I made a trip back to the UK last weekend to break up Summer (and Ramadan) a bit - my wife and kids have returned for the Summer leaving me in Dubai to eat bad food and stay up too late. I rented them a holiday barn/cottage in North Yorkshire and 3 generations of family enjoyed the coast there and particular Bempton RSBP which is the only mainland Gannet colony in England. Stunning.


There are good viewing platforms right opposite the nesting cliffs which are home I think to 20,000 birds during Late April-August. I was actually just up above the birds as they were landing on their nests. Noisy, aggressive birds they cluster together a metre apart building small plinths of seaweed and guano to rest their single eggs.


A constant cycle and rotation of birds landing and heading of to feed.


These birds are restricted to the North Atlantic and Britain and its islands are home to 60 % of the world's population so each breeding site is critical. Gannets first breed when they are 4 or 5 years old spending their initial years in a club next to the colony. For the first year they travel down to West Africa or the Mediterranean for the Winter. Generally the birds all move South during the Winter months but the first year birds go much further South for some reason to learn their fishing trade.
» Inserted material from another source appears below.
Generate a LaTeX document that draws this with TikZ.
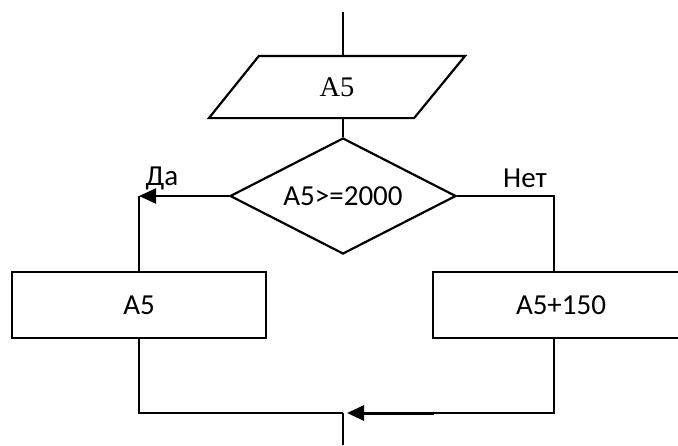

Its a tough life for a young Gannet with only 30 % surviving that first year, starvation being the biggest killer.

I have never been so close to these birds before - I have marvelled at them some way offshore before - a distant site in binoculars wheeling and diving or cruising along with barely a wingbeat. They just remind me of the English Summer so much - holidays in Devon or on the Welsh Coast when the boys were much younger.

They are absolutely majestic. Living until 40 years of age they could fly a million miles in a lifetime.